Using foresight in decision making

Written by
Professor Martin Binks

13 Jul 2017

13 Jul 2017 • by Professor Martin Binks

Every organisation lives or dies by its decisions. It therefore seems reasonable to assume its decision-making processes should be characterised by rigour, creativity, vision and the most comprehensive outlook possible.

Unfortunately, in many instances this is far from the reality. Notwithstanding the age-old maxim “act in haste, repent at leisure”, the ability to make decisions swiftly is more likely to be championed as a strength than cited as a would-be failing. Quick-fix conclusions are celebrated; deliberation is dismissed as dithering.

Of course, there are occasions when speed is of the essence.

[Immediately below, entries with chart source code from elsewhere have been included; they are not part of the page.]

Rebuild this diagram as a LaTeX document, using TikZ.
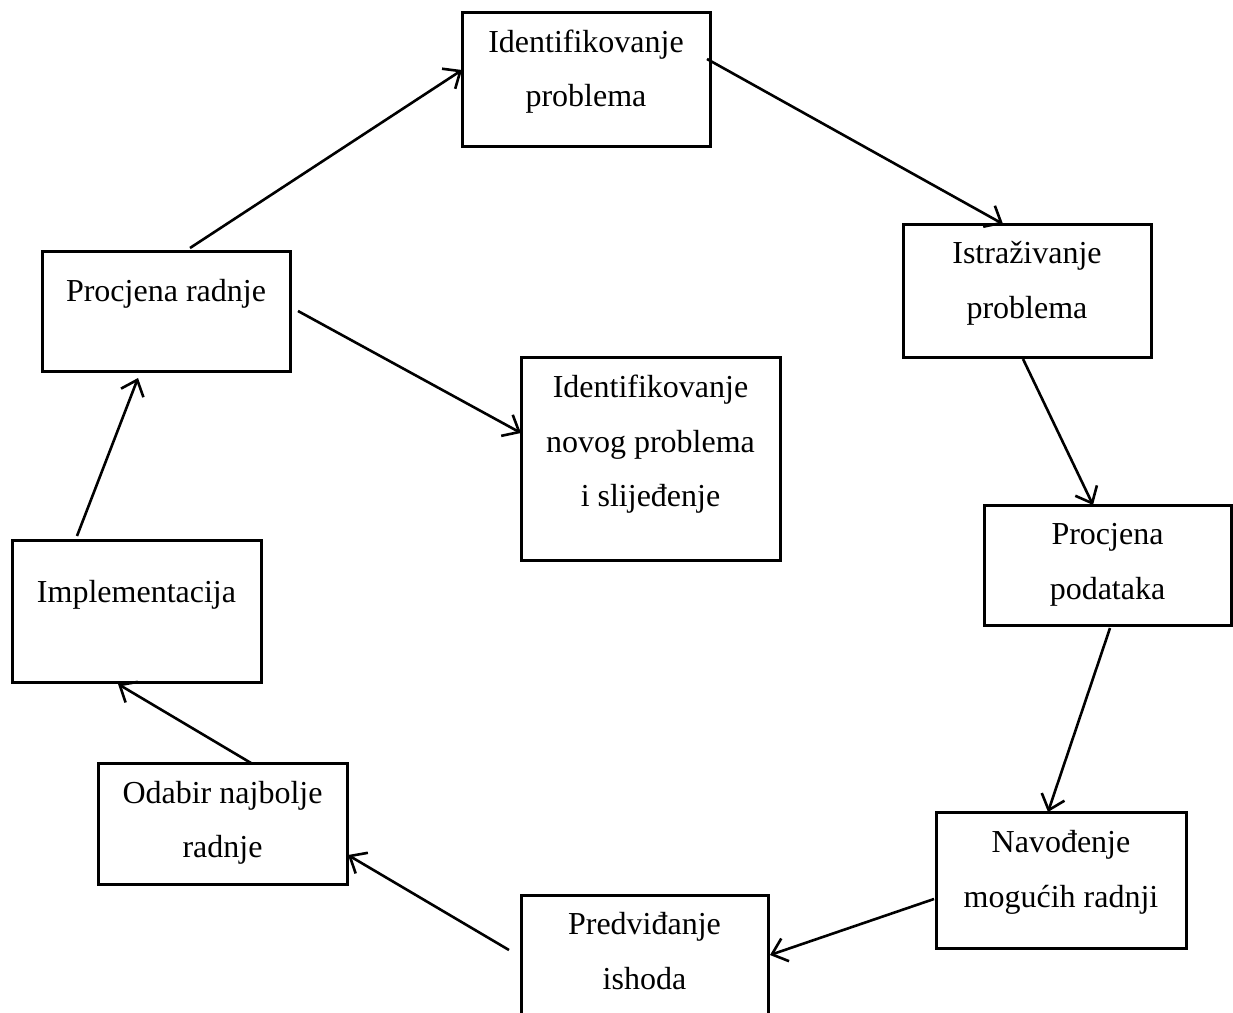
\documentclass[tikz,border=0pt]{standalone}
\usepackage{fontspec}
\setmainfont{Liberation Serif}
\usetikzlibrary{arrows.meta, positioning, calc}

% extra depth under the last line of a box
\newcommand{\spust}[1]{\rule[-#1]{0pt}{#1}}

\begin{document}
\begin{tikzpicture}[x=1pt, y=-1pt,
    kutija/.style={draw, line width=3pt, rectangle, align=center, inner sep=0pt, outer sep=0pt,
                   font=\fontsize{32}{54.5}\selectfont},
    veza/.style={line width=2.6pt, -{Straight Barb[length=14pt, width=24pt]}}]

\clip (0,0) rectangle (1233,1012);
\fill[white] (0,0) rectangle (1233,1012);

% --- BOXES (clockwise, from the top) ---
\node[kutija, minimum width=248pt, minimum height=134pt] (b1) at (586,79)
    {Identifikovanje\\problema\spust{22pt}};
\node[kutija, minimum width=248pt, minimum height=133pt] (b2) at (1027,290.5)
    {Istraživanje\\problema\spust{21pt}};
\node[kutija, minimum width=247pt, minimum height=120pt] (b3) at (1107.5,565)
    {Procjena\\podataka\spust{7pt}};
\node[kutija, minimum width=250pt, minimum height=136pt] (b4) at (1061,880)
    {Navođenje\\mogućih radnji\spust{22pt}};
\node[kutija, minimum width=247pt, minimum height=134pt] (b5) at (644.5,962)
    {Predviđanje\\ishoda\spust{22pt}};
\node[kutija, minimum width=249pt, minimum height=121pt] (b6) at (222.5,823.5)
    {Odabir najbolje\\radnje\spust{8pt}};
\node[kutija, minimum width=249pt, minimum height=142pt] (b7) at (136.5,611)
    {Implementacija\spust{40pt}};
\node[kutija, minimum width=248pt, minimum height=120pt] (b8) at (166,311)
    {Procjena radnje\spust{42pt}};
\node[kutija, minimum width=259pt, minimum height=203pt] (b9) at (650.5,458.5)
    {Identifikovanje\\novog problema\\i slijeđenje\spust{35pt}};

% --- ARROWS ---
\draw[veza] ([xshift=24pt,yshift=3pt]b8.north) -- ([yshift=9pt]b1.west);
\draw[veza] ([xshift=-3pt,yshift=20pt]b1.east) -- ([xshift=-24pt]b2.north);
\draw[veza] ([xshift=-4pt,yshift=-2pt]b2.south) -- ([xshift=-14.5pt]b3.north);
\draw[veza] ([xshift=2.5pt,yshift=-3pt]b3.south) -- ([xshift=-13pt]b4.north);
\draw[veza] ([xshift=-2pt,yshift=-19pt]b4.west) -- ([xshift=2pt,yshift=7pt]b5.east);
\draw[veza] ([xshift=-12pt,yshift=12pt]b5.west) -- ([xshift=1pt,yshift=-31.5pt]b6.east);
\draw[veza] ([xshift=28.5pt]b6.north) -- ([xshift=-18.5pt,yshift=-2pt]b7.south);
\draw[veza] ([xshift=-59.5pt,yshift=4pt]b7.north) -- ([xshift=-28pt,yshift=-7pt]b8.south);
\draw[veza] ([xshift=8pt]b8.east) -- ([yshift=25.5pt]b9.west);

\end{tikzpicture}
\end{document}
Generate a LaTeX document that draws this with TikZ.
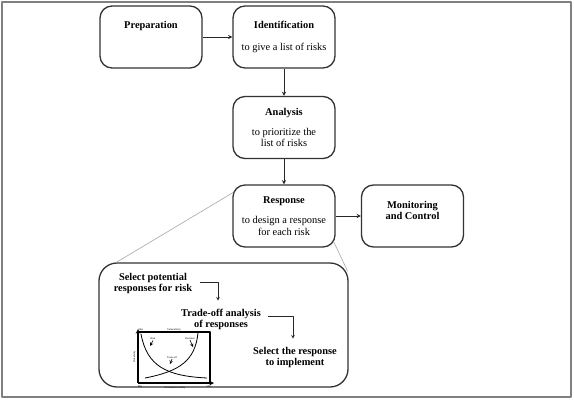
\documentclass[tikz,border=0pt]{standalone}
\usepackage{fontspec}
\setmainfont{Liberation Serif}
\usetikzlibrary{calc}
\begin{document}
\begin{tikzpicture}[x=1pt,y=-1pt,line join=round,>=stealth,font=\fontsize{10.4}{11.5}\selectfont]
    \def \boxw{102}
    \def \boxh{62}
    \tikzset{stepbox/.style={draw=black!80,line width=1.3pt,rounded corners=12pt,minimum width=\boxw pt,minimum height=\boxh pt,align=center,inner sep=2pt},
             flow/.style={->,line width=0.9pt,black!85},
             zoomline/.style={gray!70,line width=0.6pt},
             substep/.style={align=center,inner sep=3pt,font=\fontsize{10.4}{11}\selectfont\bfseries},
             tiny/.style={font=\fontsize{2.6}{3}\selectfont,inner sep=0.4pt}}
    \useasboundingbox (0,0) rectangle (574,400);
    \draw[gray,line width=2.5pt] (2,2) rectangle (571,397);
    % main steps
    \node[stepbox] (prep) at (151,37) {\textbf{Preparation}\\[12pt]\mbox{}};
    \node[stepbox] (ident) at (284,37) {\textbf{Identification}\\[10pt]to give a list of risks};
    \node[stepbox] (anal) at (284,127.5) {\textbf{Analysis}\\[8pt]to prioritize the\\list of risks};
    \node[stepbox] (resp) at (284,216) {\textbf{Response}\\[9pt]to design a response\\for each risk};
    \node[stepbox] (mon) at (412.5,216) {\textbf{Monitoring}\\\textbf{and Control}\\[0pt]\mbox{}};
    \draw[flow] (prep) -- (ident);
    \draw[flow] (ident) -- (anal);
    \draw[flow] (anal) -- (resp);
    \draw[flow] (resp) -- (mon);
    % detail of the response step
    \node[draw=black!80,line width=1.3pt,rounded corners=18pt,minimum width=249pt,minimum height=124pt] (detail) at (223.5,325) {};
    \draw[zoomline] ($(resp.north west)+(1,8)$) -- ($(detail.north west)+(18,0)$);
    \draw[zoomline] ($(resp.south east)+(-2,-6)$) -- ($(detail.north east)+(-1,9)$);
    \node[substep] (select) at (153,283) {Select potential\\responses for risk};
    \node[substep] (trade) at (221,319) {Trade-off analysis\\of responses};
    \node[substep] (impl) at (295,357) {Select the response\\to implement};
    \draw[flow,line width=0.6pt] ($(select.east)+(5,-1)$) -| ($(trade.north)+(-3,-5)$);
    \draw[flow,line width=0.6pt] ($(trade.east)+(4,-3)$) -| ($(impl.north)+(-2,-5)$);
    % small trade-off chart
    \draw[line width=1.1pt] (138,332) -- (210,332) -- (210,383);
    \draw[->,line width=1.1pt] (138,383) -- (138,329);
    \draw[->,line width=1.1pt] (138,383) -- (214,383);
    \draw[line width=0.8pt] (141,334) .. controls (147,366) and (166,376) .. (207,378);
    \draw[line width=0.8pt] (145,378) .. controls (181,371) and (195,360) .. (198,333);
    \node[tiny] (vuln) at (174,329.5) {Vulnerability};
    \node[tiny,rotate=90] (prob) at (134.5,357) {Probability};
    \node[tiny] (invest) at (175,387.5) {Investment in safety};
    \node[tiny] (maxy) at (141,329.5) {Max};
    \node[tiny] (miny) at (140,387) {Min};
    \node[tiny] (maxx) at (209,387) {Max};
    \node[tiny] (risk) at (153,339) {Risk};
    \node[tiny] (resid) at (190,338.5) {Residual};
    \node[tiny] (tradeoff) at (172,357.5) {Trade-off};
    \coordinate (risktip) at (150,346);
    \coordinate (residtip) at (193,347);
    \coordinate (tradetip) at (170,364);
    \draw[->,line width=0.6pt] (risk.south) -- (risktip);
    \draw[->,line width=0.6pt] (resid.south) -- (residtip);
    \draw[->,line width=0.6pt] (tradeoff.south) -- (tradetip);
\end{tikzpicture}
\end{document}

Deadlines drive dynamism. Yet the belief that rapidity is the definitive gauge of problem-solving prowess is both mistaken and potentially dangerous, and too often what was perceived as praiseworthy purposefulness is subsequently revealed to have been an ill-advised rush to judgement.

Conscious irresponsibility

One of the reasons why hindsight is a wonderful thing is that it offers an infinite variety of “what ifs”. Rarely can we resist a peek at the road not taken. Sometimes it proves us right, but in the majority of cases it lays bare how misguided our decisions have been.

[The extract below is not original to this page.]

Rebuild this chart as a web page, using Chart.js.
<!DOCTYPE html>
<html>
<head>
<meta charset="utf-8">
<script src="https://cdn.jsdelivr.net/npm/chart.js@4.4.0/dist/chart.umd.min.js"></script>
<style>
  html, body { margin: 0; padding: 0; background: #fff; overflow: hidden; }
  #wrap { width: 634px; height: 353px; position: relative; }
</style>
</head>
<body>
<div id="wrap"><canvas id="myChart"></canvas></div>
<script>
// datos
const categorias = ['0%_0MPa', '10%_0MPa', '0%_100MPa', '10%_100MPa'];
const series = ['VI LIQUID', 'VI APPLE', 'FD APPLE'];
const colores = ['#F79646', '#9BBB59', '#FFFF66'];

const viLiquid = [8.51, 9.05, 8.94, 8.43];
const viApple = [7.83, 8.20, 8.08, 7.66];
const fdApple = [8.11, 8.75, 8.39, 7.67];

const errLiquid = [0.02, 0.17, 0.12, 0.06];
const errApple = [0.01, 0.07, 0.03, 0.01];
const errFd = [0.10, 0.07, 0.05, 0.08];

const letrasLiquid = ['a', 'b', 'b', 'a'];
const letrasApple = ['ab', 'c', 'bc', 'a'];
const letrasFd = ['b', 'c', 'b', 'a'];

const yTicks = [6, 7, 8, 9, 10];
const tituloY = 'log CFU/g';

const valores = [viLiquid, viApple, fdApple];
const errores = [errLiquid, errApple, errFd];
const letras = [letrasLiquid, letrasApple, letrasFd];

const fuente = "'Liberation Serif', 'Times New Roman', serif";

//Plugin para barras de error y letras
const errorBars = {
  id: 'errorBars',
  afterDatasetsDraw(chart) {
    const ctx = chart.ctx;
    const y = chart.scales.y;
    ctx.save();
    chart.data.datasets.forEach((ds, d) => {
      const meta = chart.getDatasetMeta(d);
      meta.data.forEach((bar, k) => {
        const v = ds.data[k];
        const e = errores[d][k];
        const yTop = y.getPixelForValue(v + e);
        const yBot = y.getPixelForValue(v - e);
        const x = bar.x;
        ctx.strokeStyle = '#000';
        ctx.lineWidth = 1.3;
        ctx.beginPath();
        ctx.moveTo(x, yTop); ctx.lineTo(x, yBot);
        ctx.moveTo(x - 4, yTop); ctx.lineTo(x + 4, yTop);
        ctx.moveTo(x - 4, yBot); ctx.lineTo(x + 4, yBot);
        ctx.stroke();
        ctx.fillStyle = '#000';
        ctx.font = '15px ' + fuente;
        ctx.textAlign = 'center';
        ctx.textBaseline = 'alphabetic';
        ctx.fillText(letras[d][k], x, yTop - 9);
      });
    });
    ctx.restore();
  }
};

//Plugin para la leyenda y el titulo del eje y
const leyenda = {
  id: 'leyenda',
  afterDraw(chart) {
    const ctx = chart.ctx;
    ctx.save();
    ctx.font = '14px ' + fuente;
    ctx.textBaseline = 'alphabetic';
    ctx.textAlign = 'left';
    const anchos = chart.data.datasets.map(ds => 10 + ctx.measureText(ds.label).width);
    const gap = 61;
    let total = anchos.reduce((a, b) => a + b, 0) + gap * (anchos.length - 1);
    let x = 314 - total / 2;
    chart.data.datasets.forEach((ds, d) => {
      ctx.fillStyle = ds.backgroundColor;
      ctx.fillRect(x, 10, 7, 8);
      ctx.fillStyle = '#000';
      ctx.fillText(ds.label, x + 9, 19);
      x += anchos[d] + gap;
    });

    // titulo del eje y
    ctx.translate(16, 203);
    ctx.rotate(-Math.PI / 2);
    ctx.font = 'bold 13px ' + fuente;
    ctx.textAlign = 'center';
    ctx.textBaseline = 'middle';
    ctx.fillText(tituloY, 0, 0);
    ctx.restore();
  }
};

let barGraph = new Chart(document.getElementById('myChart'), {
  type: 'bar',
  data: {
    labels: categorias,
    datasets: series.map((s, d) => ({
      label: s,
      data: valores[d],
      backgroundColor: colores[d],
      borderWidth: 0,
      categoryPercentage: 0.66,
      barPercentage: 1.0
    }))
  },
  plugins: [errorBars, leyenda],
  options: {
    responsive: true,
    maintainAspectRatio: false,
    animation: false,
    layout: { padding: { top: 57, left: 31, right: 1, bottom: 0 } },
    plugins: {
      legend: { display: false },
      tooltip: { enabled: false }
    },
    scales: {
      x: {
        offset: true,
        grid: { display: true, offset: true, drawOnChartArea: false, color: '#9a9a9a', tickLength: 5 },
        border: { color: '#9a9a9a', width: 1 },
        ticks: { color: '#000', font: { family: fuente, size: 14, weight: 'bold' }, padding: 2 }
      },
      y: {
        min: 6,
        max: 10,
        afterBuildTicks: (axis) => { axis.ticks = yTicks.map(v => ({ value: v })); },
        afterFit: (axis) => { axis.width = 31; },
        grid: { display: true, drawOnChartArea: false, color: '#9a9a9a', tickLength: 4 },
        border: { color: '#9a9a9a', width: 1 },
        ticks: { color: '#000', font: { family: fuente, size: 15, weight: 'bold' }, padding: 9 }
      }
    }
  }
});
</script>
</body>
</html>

Tellingly, we are seldom especially surprised when these inadequacies are exposed. We ruefully survey the consequences, belatedly ponder the alternative scenarios and pretty much confess to ourselves that we always rather suspected this would happen. This amounts to an overdue acknowledgment of not just irresponsibility but conscious irresponsibility. We are distantly aware of the perils of defaulting to the nearest plausible option, yet we do it anyway. It is irrational behaviour, and we are all prone to it.

Worse still, individuals have an innate resistance to changing course. As a result, even when we start to realise we have erred and hindsight begins to unmask our mistakes, we plough on regardless. Blame culture, which thrives on our fear of being wrong, can further exacerbate the situation.

All of this stems from a tendency to apply the “what if” rule of thumb retrospectively. What if – yes, there it is again – we were to replace hindsight with foresight? The fact is that we are asking the wrong question. We should not be asking: “What if we had done this?” We should be asking: “What if we were to do this?”

Decisions stem from ideas

A fundamental failing of many decision-making methodologies is that they assume choices come neatly packaged and ready-made. It may well be tempting to believe there exists some kind of magical catalogue of fully formed options to cater for each and every eventuality, but this is a dangerous misconception. Decisions should stem from ideas, and the best ideas are not chosen: they are conceived.

To develop a more inclusive range of possible solutions it is first vital to understand the question at hand. We have to deconstruct before we can reconstruct. Scrutinising the causes and components of a problem, especially if it is a complicated one, is essential to generating creative responses.

Thereafter the aim should be a flood of suitably informed ideas that together cover as many “what ifs” as we are able to imagine. Some of these ideas will be good, others bad; some will be innovative, others incremental. Crucially, all will contribute towards the gradual emergence of the best of the bunch. It is only by producing myriad ideas and assessing the worth of every last one of them that we can identify the cream of the crop.

Interestingly, the thoroughness of this approach could be demonstrable. Much as the surgical checklist is regularly touted as one of the most significant breakthroughs in the history of healthcare, might the introduction of a decision-making checklist – in effect, an official record of procedural rigour – help transform how organisational choices are made and, just as significantly, how they are viewed in retrospect?

Short-term gains versus long-term benefits

Any suggestion that encourages an organisation to deploy additional resources is almost inevitably met with concerns about return on investment, and there is no denying that truly creative problem solving can demand time, energy and, yes, money. It is right to concede, too, that even the most effective attempt to deal with “what ifs” before rather than after the event does not guarantee success.

Ultimately, though, there has to be some balance between the lure of short-term gains and the prospect of long-term benefits. All things considered, I would suggest genuine waste lies not in pursuing novel concepts that might lead to dead ends but in deterring novel concepts in the first place.